* [Stated task]
Copy nothing but the part that opens with the line containing "Convert this chart to matplotlib code." and closes with the line containing "import matplotlib.pyplot as plt". Do not include pictures.

----

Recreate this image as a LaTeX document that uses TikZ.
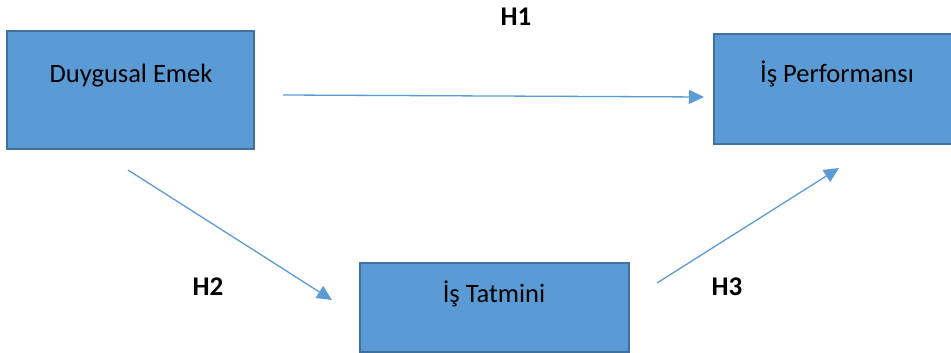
\documentclass[tikz,border=0pt]{standalone}
\usepackage{fontspec}
\setmainfont{Carlito}
\usetikzlibrary{arrows.meta}
\definecolor{boxfill}{HTML}{5B9BD5}
\definecolor{boxline}{HTML}{41719C}
\begin{document}
\begin{tikzpicture}[x=1pt,y=-1pt,
  box/.style={draw=boxline, fill=boxfill, line width=2.5pt, rectangle, inner sep=0pt},
  boxtext/.style={anchor=base, font=\fontsize{26.5}{30}\selectfont, text=black, inner sep=0pt},
  hyp/.style={font=\fontsize{27}{32}\selectfont\bfseries, text=black, inner sep=0pt},
  conn/.style={draw=boxfill, line width=1.3pt, -{Triangle[length=15pt,width=14pt]}}]
\useasboundingbox (0,0) rectangle (951,353);
% boxes
\node[box, minimum width=247pt, minimum height=118pt] (de) at (130.5,90) {};
\node[box, minimum width=250pt, minimum height=110pt] (ip) at (839,89) {};
\node[box, minimum width=269pt, minimum height=89pt] (it) at (494.5,307.5) {};
% texts
\node[boxtext] (detext) at (131,83) {Duygusal Emek};
\node[boxtext] (iptext) at (837,83) {İş Performansı};
\node[boxtext] (ittext) at (494,302) {İş Tatmini};
% hypotheses
\node[hyp] (h1) at (516,17) {H1};
\node[hyp] (h2) at (208,287) {H2};
\node[hyp] (h3) at (727,287) {H3};
% connector ends
\coordinate (a1) at (283,95);
\coordinate (b1) at (704,97);
\coordinate (a2) at (128,170);
\coordinate (b2) at (332,300);
\coordinate (a3) at (657,283);
\coordinate (b3) at (839,168);
\draw[conn] (a1) -- (b1);
\draw[conn] (a2) -- (b2);
\draw[conn] (a3) -- (b3);
\end{tikzpicture}
\end{document}
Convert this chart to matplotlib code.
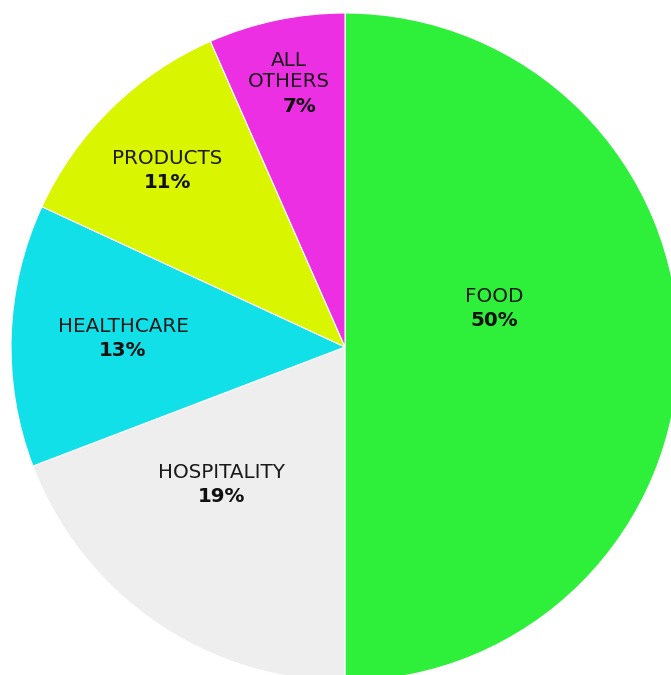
import matplotlib
matplotlib.use("Agg")
import matplotlib.pyplot as plt

categories = ["FOOD", "HOSPITALITY", "HEALTHCARE", "PRODUCTS", "ALL\nOTHERS"]
values = [50.0, 19.2, 12.7, 11.5, 6.6]
pct_labels = ["50%", "19%", "13%", "11%", "7%"]
colors = ["#2EEF3A", "#EEEEEE", "#12E0E8", "#DAF500", "#EC2FE2"]

# label anchor offsets (pixels from pie centre): x centre, y of name line, y of pct line
label_x = [149, -123, -222, -178, -56]
name_y = [50, -125, 21, 188, 276]
pct_y = [26, -149, -3, 164, 241]
pct_x_shift = [0, 0, 0, 0, 11]

W, H = 671, 675
cx, cy = 345, 347
R = 334

fig = plt.figure(figsize=(W / 100, H / 100), dpi=100)
ax = fig.add_axes([0, 0, 1, 1])
ax.pie(values, colors=colors, startangle=90, counterclock=False, radius=R,
       center=(0, 0), frame=True,
       wedgeprops=dict(edgecolor="white", linewidth=0.8))
ax.set_xlim(-cx, W - cx)
ax.set_ylim(-(H - cy), cy)
ax.set_aspect("equal")
ax.axis("off")

for cat, lab, x, ny, py, sx in zip(categories, pct_labels, label_x, name_y, pct_y, pct_x_shift):
    ax.text(x, ny, cat, ha="center", va="center", fontsize=14.3,
            family="DejaVu Sans", color="#1a1a1a", linespacing=1.15)
    ax.text(x + sx, py, lab, ha="center", va="center", fontsize=14.3,
            family="DejaVu Sans", fontweight="bold", color="#111111")

fig.savefig("out.png", dpi=100, facecolor="white")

----

* [Complete response]
Convert this chart to matplotlib code.
import matplotlib
matplotlib.use("Agg")
import matplotlib.pyplot as plt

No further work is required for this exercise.